Y aquí llega la buena nueva: cuando parecía que había perdido todas mis créditos, mis vidas y mis ganas de seguir, cuando di todo por perdido y estuve a punto de rendirme, de tirar la toalla, fue cuando, por arte de magia, pegué un golpe en el teclado de la rabia que sentía: “basta ya, no puedo seguir así”.

 

Y, “et voilá”. Había pulsado una tecla no conocida, un control nuevo: había cambiado completamente la vista del juego. Pasé de la Pantalla 1 a la Pantalla 2 (ver arriba),

 

Alucinante: ahora podía observar, en pequeños y breves flashes, al jugador en la propia pantalla de juego. Lo que yo no sabía en realidad es que, una vez pulsada esa tecla, ya no hay vuelta atrás (o por lo menos, para mí). Las reglas del juego cambiaron completamente.
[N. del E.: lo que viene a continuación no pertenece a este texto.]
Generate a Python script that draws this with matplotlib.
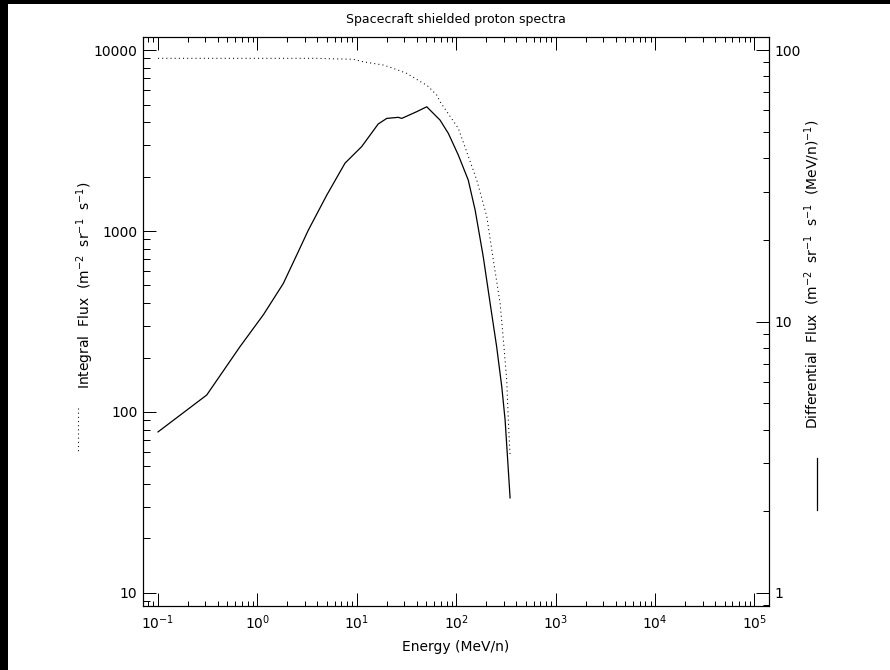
import matplotlib
matplotlib.use('Agg')
import matplotlib.pyplot as plt
from matplotlib.patches import Rectangle
from matplotlib.lines import Line2D
from matplotlib.ticker import LogLocator, NullFormatter

plt.rcParams['font.family'] = ['DejaVu Sans']
plt.rcParams['font.size'] = 10
plt.rcParams['mathtext.default'] = 'regular'

# integral flux (left axis)
int_energy = [0.1, 3.95, 5.35, 9.2, 11.6, 18.5, 23.3, 31.8, 46.7, 50.5, 63.6, 68.7,
              105, 161, 203, 236, 276, 298, 322, 334, 348]
int_flux = [9000, 9000, 8950, 8890, 8610, 8260, 7920, 7430, 6540, 6410, 5640, 5180,
            3690, 1910, 1200, 692, 400, 250, 150, 90, 57]

# differential flux (right axis)
diff_energy = [0.1, 0.309, 0.668, 1.15, 1.82, 2.58, 3.25, 4.98, 7.6, 11.2, 16.4, 20,
               26.1, 28.3, 40.1, 50.5, 68.7, 83.3, 105, 132, 155, 187, 219, 255,
               287, 310, 334, 348]
diff_flux = [3.92, 5.36, 8.08, 10.6, 13.8, 18.1, 21.7, 29.2, 38.3, 44.1, 53.4, 56.0,
             56.5, 56.0, 59.3, 61.8, 55.2, 49.3, 41.0, 33.2, 25.7, 17.3, 11.7, 8.07,
             5.75, 4.34, 2.84, 2.24]

energy_ticks = [1e-1, 1e0, 1e1, 1e2, 1e3, 1e4, 1e5]

W, H = 890, 670
fig = plt.figure(figsize=(W / 100, H / 100), dpi=100)
ax = fig.add_axes([143 / W, 1 - 606 / H, (769 - 143) / W, (606 - 37) / H])
ax2 = ax.twinx()

ax.plot(int_energy, int_flux, color='black', lw=0.75, linestyle=(0, (1, 3)))
ax2.plot(diff_energy, diff_flux, color='black', lw=0.9)

ax.set_xscale('log')
ax.set_yscale('log')
ax2.set_yscale('log')
ax.set_xlim(10 ** -1.151, 10 ** 5.146)
ax.set_ylim(10 ** 0.928, 10 ** 4.072)
ax2.set_ylim(10 ** -0.048, 10 ** 2.048)

ax.set_xticks(energy_ticks)
ax.xaxis.set_minor_locator(LogLocator(base=10, subs=range(2, 10), numticks=100))
ax.xaxis.set_minor_formatter(NullFormatter())
ax.set_yticks([10, 100, 1000, 10000])
ax.set_yticklabels(['10', '100', '1000', '10000'])
ax.yaxis.set_minor_locator(LogLocator(base=10, subs=range(2, 10), numticks=100))
ax.yaxis.set_minor_formatter(NullFormatter())
ax2.set_yticks([1, 10, 100])
ax2.set_yticklabels(['1', '10', '100'])
ax2.yaxis.set_minor_locator(LogLocator(base=10, subs=range(2, 10), numticks=100))
ax2.yaxis.set_minor_formatter(NullFormatter())

ax.tick_params(axis='x', which='both', direction='in', top=True, bottom=True, width=0.72)
ax.tick_params(axis='x', which='major', length=9.4, pad=5)
ax.tick_params(axis='x', which='minor', length=3.6)
ax.tick_params(axis='y', which='both', direction='in', left=True, right=False, width=0.72)
ax.tick_params(axis='y', which='major', length=9.4, pad=4)
ax.tick_params(axis='y', which='minor', length=5)
ax2.tick_params(axis='y', which='both', direction='in', right=True, left=False, width=0.72)
ax2.tick_params(axis='y', which='major', length=9.4, pad=4)
ax2.tick_params(axis='y', which='minor', length=4.5)
for a in (ax, ax2):
    for s in a.spines.values():
        s.set_linewidth(0.8)

ax.set_xlabel('Energy (MeV/n)', labelpad=6)

fig.text(456 / W, 1 - 20 / H, 'Spacecraft shielded proton spectra', ha='center', va='center',
         fontsize=9)
fig.text(85 / W, 1 - 285 / H, r'Integral  Flux  (m$^{-2}$  sr$^{-1}$  s$^{-1}$)',
         rotation=90, ha='center', va='center')
fig.text(812 / W, 1 - 274 / H,
         r'Differential  Flux  (m$^{-2}$  sr$^{-1}$  s$^{-1}$  (MeV/n)$^{-1}$)',
         rotation=90, ha='center', va='center')

# line samples next to the axis titles
fig.add_artist(Line2D([78 / W, 78 / W], [1 - 408 / H, 1 - 453 / H], transform=fig.transFigure,
                      color='black', lw=0.75, linestyle=(0, (1, 3))))
fig.add_artist(Line2D([817 / W, 817 / W], [1 - 458 / H, 1 - 510 / H], transform=fig.transFigure,
                      color='black', lw=0.9))

# black strips at the left and top edges
fig.add_artist(Rectangle((0, 0), 8 / W, 1, transform=fig.transFigure, color='black', lw=0))
fig.add_artist(Rectangle((0, 1 - 4 / H), 1, 4 / H, transform=fig.transFigure, color='black', lw=0))

fig.savefig('out.png', dpi=100)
Percibo, cuando pulso la tecla y se activa ese modo, que los golpes que antes me había dado, las vidas que había perdido o el ansia de encontrar al malo perdían tono, se relajaban, se diluían. Descubría que todo eso no era mío. Durante esos “relámpagos visuales”, era como si, por ese bello instante, volviese a jugar ese niño que un día disfrutaba sólo por el mero hecho de jugar. La diversión está servida.

3 comentarios en “Las reglas del juego”

  1. Lo que más me gusta es el disfrute por el juego, recuperando ese niño interior. El gozo de disfrutar de todo lo que hacemos, recuperando eso que habíamos perdido: la magia del juego, del vivir.
    Gracias Iván.

  2. Bueno, yo diría que en tu caso ese niño juguetón se ha aferrado a la pantalla con tal fuerza que no lo echan ni con aceite hirviendo, y haces bien que así sea.

    Mi enhorabuena por este fantástico artículo Iván.

  3. Jordi Sapés de Lema

    Sí, el problema está en la culpa. Hay una visión de la realidad que se levanta sobre la negatividad: no sabemos, no valemos y no podemos. Y claro: alguien ha de tener la culpa. Es el único consuelo que nos queda, que la culpa no la tengamos nosotros.

    Esto se supera tomando conciencia de que vemos, valemos y podemos; al menos un poco; lo suficiente para responder a lo que tenemos delante. Sin prisas por llegar al final, porque vete a saber dónde está el final y si hay final.